Magische Wesen durchstreifen das Zwielicht, kommen hinter den Bäumen hervor, neugierig lauernd und kauernd, nur um dann doch eines nach dem anderen ins Rampenlicht zu treten und selbstbewusst nach oben zu streben, in jene Sphären, aus denen Ikarus fiel. Die spektakuläre Show „Varekai“ des Cirque du Soleil, die noch bis zum 22. November in der Lanxess Arena in Köln gastiert, spielt mit diesem Mythos, nutzt ihn als Initialzündung für eine Akrobatik-Präsentation auf höchstem Niveau – und schafft es trotz herausragender Einzelleistungen nicht vollständig, das Publikum in seinen Bann zu ziehen. Denn eine stringente Handlung fehlt in diesem Konzeptzirkus. Und somit auch ein entscheidendes Quentchen Zauberei.

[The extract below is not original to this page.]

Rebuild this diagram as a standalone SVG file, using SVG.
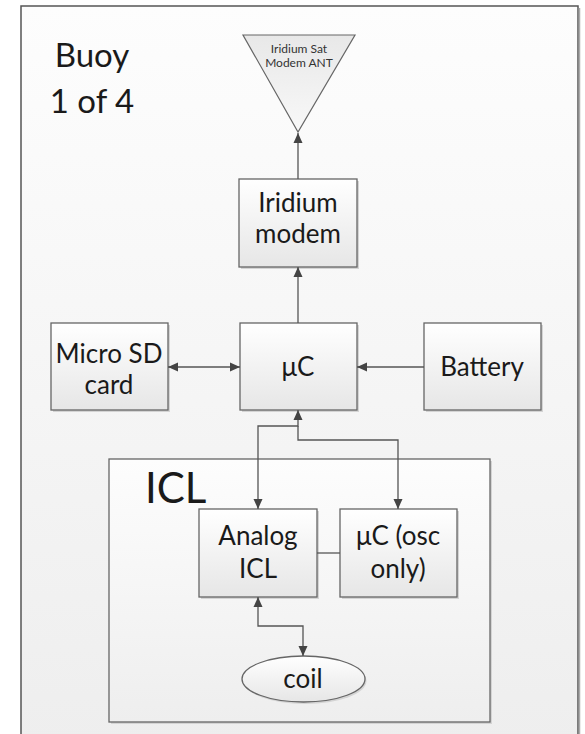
<svg xmlns="http://www.w3.org/2000/svg" width="585" height="734" viewBox="0 0 585 734">
<defs>
<linearGradient id="bg" x1="0" y1="0" x2="0" y2="1">
<stop offset="0" stop-color="#fdfdfd"/>
<stop offset="1" stop-color="#eeeeee"/>
</linearGradient>
<linearGradient id="box" x1="0" y1="0" x2="0" y2="1">
<stop offset="0" stop-color="#ffffff"/>
<stop offset="1" stop-color="#e6e6e6"/>
</linearGradient>
<linearGradient id="tri" x1="0" y1="0" x2="0" y2="1">
<stop offset="0" stop-color="#e8e8e8"/>
<stop offset="1" stop-color="#f8f8f8"/>
</linearGradient>
<marker id="arr" viewBox="0 0 10 10" refX="10" refY="5" markerWidth="10" markerHeight="10" markerUnits="userSpaceOnUse" orient="auto-start-reverse">
<path d="M0,0.5 L10,5 L0,9.5 z" fill="#444"/>
</marker>
</defs>
<style>
.node rect.b{fill:url(#box);stroke:#666;stroke-width:1.3}
.sh{fill:#d4d4d4}
.t{font-family:Lato,"Liberation Sans",sans-serif;font-size:26px;fill:#1a1a1a;text-anchor:middle}
.c{fill:none;stroke:#555;stroke-width:1.3}
</style>
<rect x="21" y="6" width="557" height="740" fill="url(#bg)" stroke="#555" stroke-width="1.5"/>
<line x1="579.5" y1="8" x2="579.5" y2="734" stroke="#aaa" stroke-width="1.5"/>
<g id="title">
<text class="t" x="92" y="67" style="font-size:33px">Buoy</text>
<text class="t" x="92" y="113" style="font-size:33px">1 of 4</text>
</g>
<g id="antenna" class="node">
<polygon points="243,35 355,35 298,132" fill="url(#tri)" stroke="#666" stroke-width="1.2"/>
<text class="t" x="299" y="53" style="font-size:12px;fill:#333">Iridium Sat</text>
<text class="t" x="299" y="67" style="font-size:12px;fill:#333">Modem ANT</text>
</g>
<g id="iridium" class="node">
<rect class="sh" x="241" y="181" width="118" height="88"/>
<rect class="b" x="239" y="179" width="118" height="88"/>
<text class="t" x="298" y="212">Iridium</text>
<text class="t" x="298" y="243">modem</text>
</g>
<g id="microsd" class="node">
<rect class="sh" x="53" y="325" width="117" height="87"/>
<rect class="b" x="51" y="323" width="117" height="87"/>
<text class="t" x="109" y="363">Micro SD</text>
<text class="t" x="109" y="394">card</text>
</g>
<g id="uc" class="node">
<rect class="sh" x="242" y="325" width="117" height="87"/>
<rect class="b" x="240" y="323" width="117" height="87"/>
<text class="t" x="298" y="376">μC</text>
</g>
<g id="battery" class="node">
<rect class="sh" x="426" y="325" width="117" height="87"/>
<rect class="b" x="424" y="323" width="117" height="87"/>
<text class="t" x="482" y="376">Battery</text>
</g>
<g id="icl" class="node">
<rect class="sh" x="111" y="461" width="381" height="263"/>
<rect class="b" x="109" y="459" width="381" height="263" style="fill:url(#bg)"/>
<text class="t" x="145" y="503" style="font-size:42px;text-anchor:start">ICL</text>
</g>
<g id="analog" class="node">
<rect class="sh" x="201" y="511" width="118" height="88"/>
<rect class="b" x="199" y="509" width="118" height="88"/>
<text class="t" x="258" y="545">Analog</text>
<text class="t" x="258" y="578">ICL</text>
</g>
<g id="ucosc" class="node">
<rect class="sh" x="342" y="511" width="117" height="88"/>
<rect class="b" x="340" y="509" width="117" height="88"/>
<text class="t" x="398" y="545">μC (osc</text>
<text class="t" x="398" y="578">only)</text>
</g>
<g id="coil" class="node">
<ellipse cx="305" cy="681" rx="61.5" ry="23" fill="#d4d4d4"/>
<ellipse cx="303.5" cy="679" rx="61.5" ry="23" fill="url(#box)" stroke="#666" stroke-width="1.3"/>
<text class="t" x="303" y="688">coil</text>
</g>
<g id="connectors">
<line class="c" x1="298" y1="179" x2="298" y2="133" marker-end="url(#arr)"/>
<line class="c" x1="298" y1="323" x2="298" y2="267" marker-end="url(#arr)"/>
<line class="c" x1="168" y1="367" x2="240" y2="367" marker-start="url(#arr)" marker-end="url(#arr)"/>
<line class="c" x1="424" y1="367" x2="357" y2="367" marker-end="url(#arr)"/>
<path class="c" d="M258,509 V426 H298 V410" marker-start="url(#arr)" marker-end="url(#arr)"/>
<path class="c" d="M398,509 V440 H298 V426" marker-start="url(#arr)"/>
<line class="c" x1="317" y1="553" x2="340" y2="553"/>
<path class="c" d="M258,597 V626 H303 V656" marker-start="url(#arr)" marker-end="url(#arr)"/>
</g>
</svg>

Der Cirque du Soleil ist berühmt für seine thematisch ausgefeilten Shows, für ineinander verwobene Nummern mit prächtigen Kostümen und einer perfekt ausgeführten Choreographie. All das bietet
„Varekai“, die erfolgreichste Show des kanadischen Zirkus mit bislang mehr als acht Millionen Zuschauern, in Hülle und Fülle. Ein Augenschmaus, bei dem man kaum weiß, wohin man schauen soll. Da
die Lanxess-Arena extra verkleinert wurde, lassen sich auch Details erkennen, bleiben die exotischen Kreaturen nicht nur bunte Flecken, sondern sorgen für eine visuelle Ekstase. Was für Bilder:
Mal taumelt der geflügelte Netz-Künstler Fernando Miro in Richtung Boden, dann wieder wirbeln georgische Tänzer über die Bühne oder Artisten an Strapaten durch die Luft. Licht, Schatten, Nebel
und eine wunderbare multikulturelle Live-Musik schaffen dazu eine einzigartige Atmosphäre. Zu den Höhepunkten zählen mit Sicherheit die spektakuläre Stock-Jonglage der Japanerin Arisa Tanaka
sowie die atemberaubenden Russischen Schaukeln, dank derer Akrobaten einmal mehr zu schier unglaublichen Sprüngen ansetzen.
Alles also perfekt? Ja, für eine Nummern-Revue schon. Aber der Cirque du Soleil will bewusst mehr sein; doch genau das gelingt ihm in „Varekai“ nicht. Die angeblich so bewegende Geschichte bleibt
obskur und enigmatisch, die Charaktere farb- und bedeutungslos. Das Schicksal des Ikarus mündet irgendwann in einer Hochzeit, aber warum und nach welchen Hindernissen? Wo findet sich die im
Programmheft angepriesene Wiedergeburt, wo die Überwindung der Angst? Und warum wird beinahe jeder mystische Moment durch den abstrusen Himmelsbeobachter und den grummeligen Weisen mit seiner
Glühbirne auf dem Kopf ins Lächerliche gezogen?
Ohnehin spielt die Komik als Kontrast zu der hohen Kunst der Akrobatik eine große Rolle in der Show. Allerdings handelt es sich dabei fast ausschließlich um eine cartoonhafte Clownerie, die in
ihrer Überzeichnung schnell albern und banal wird. Schade, obwohl es auch in diesem Bereich echte Glanzlichter gibt. Vor allem die Jagd nach dem beständig fliehenden Licht zu der Musik von „Ne me
quitte pas“ ist brillant. In anderen Momenten wünscht man sich jedoch, dass der Cirque du Soleil es ein wenig ruhiger angehen lassen würde. Ein wenig feiner. Und magischer. Denn bei aller
Bewunderung für die Optik und die Artistik in dieser kurzweiligen zweistündigen Show bleibt am Ende nicht viel, was sich in der Seele festsetzt. Wie auch? Was „Varekai“ ermöglicht und
eindrucksvoll einfordert, ist das Staunen. Aber leider nicht das Träumen.